[Collection entries]

====

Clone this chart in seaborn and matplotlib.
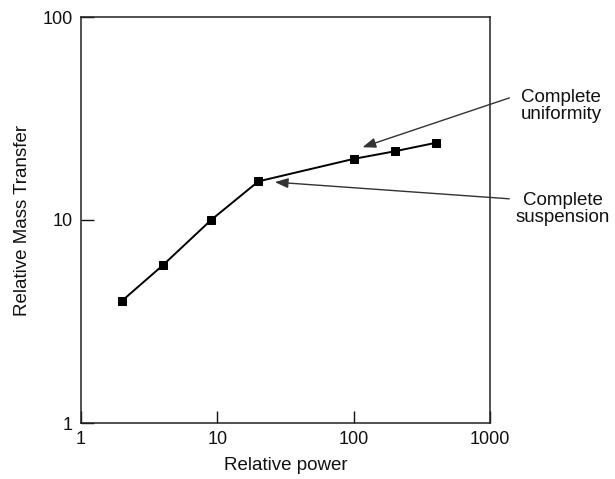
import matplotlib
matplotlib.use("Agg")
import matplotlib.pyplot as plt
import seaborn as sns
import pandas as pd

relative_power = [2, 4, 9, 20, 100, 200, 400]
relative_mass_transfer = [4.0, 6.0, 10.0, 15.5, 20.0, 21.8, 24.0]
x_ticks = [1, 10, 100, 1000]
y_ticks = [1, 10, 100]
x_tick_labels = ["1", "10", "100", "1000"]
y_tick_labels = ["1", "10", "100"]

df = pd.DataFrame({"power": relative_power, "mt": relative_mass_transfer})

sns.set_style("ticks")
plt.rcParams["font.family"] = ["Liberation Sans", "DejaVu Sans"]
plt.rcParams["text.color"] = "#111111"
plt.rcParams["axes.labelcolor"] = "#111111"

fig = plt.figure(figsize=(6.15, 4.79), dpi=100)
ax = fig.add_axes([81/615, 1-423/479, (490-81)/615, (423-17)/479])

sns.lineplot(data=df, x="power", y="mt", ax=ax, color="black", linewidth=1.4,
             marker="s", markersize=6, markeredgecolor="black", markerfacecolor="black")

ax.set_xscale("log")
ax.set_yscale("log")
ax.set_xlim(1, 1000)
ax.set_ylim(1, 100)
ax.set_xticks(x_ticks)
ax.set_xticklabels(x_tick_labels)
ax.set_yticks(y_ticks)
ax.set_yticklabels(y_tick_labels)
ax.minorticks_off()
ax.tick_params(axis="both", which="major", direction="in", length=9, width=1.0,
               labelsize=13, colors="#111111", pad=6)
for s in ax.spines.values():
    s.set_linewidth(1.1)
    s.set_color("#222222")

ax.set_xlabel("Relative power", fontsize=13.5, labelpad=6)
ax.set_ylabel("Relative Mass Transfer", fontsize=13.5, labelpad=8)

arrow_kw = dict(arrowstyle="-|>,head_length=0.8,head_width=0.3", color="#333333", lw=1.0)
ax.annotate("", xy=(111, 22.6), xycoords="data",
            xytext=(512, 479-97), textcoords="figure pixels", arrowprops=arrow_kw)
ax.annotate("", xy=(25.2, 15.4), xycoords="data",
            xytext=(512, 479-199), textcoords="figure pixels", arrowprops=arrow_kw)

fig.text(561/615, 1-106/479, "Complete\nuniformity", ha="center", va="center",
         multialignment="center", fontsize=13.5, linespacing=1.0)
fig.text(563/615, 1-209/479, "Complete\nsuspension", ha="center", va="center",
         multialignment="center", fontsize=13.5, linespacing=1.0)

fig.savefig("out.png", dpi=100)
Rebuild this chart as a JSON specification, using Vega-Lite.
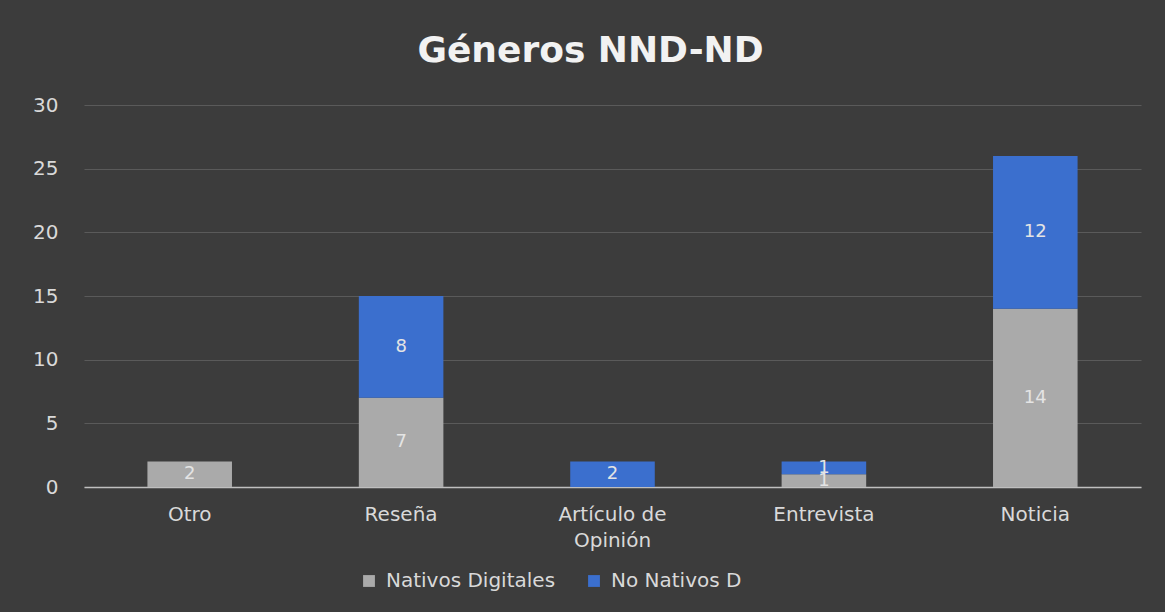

====

** Instruction **
Take every line that includes the string "chart" and copy it.

** Task output **
Clone this chart in seaborn and matplotlib.
Rebuild this chart as a JSON specification, using Vega-Lite.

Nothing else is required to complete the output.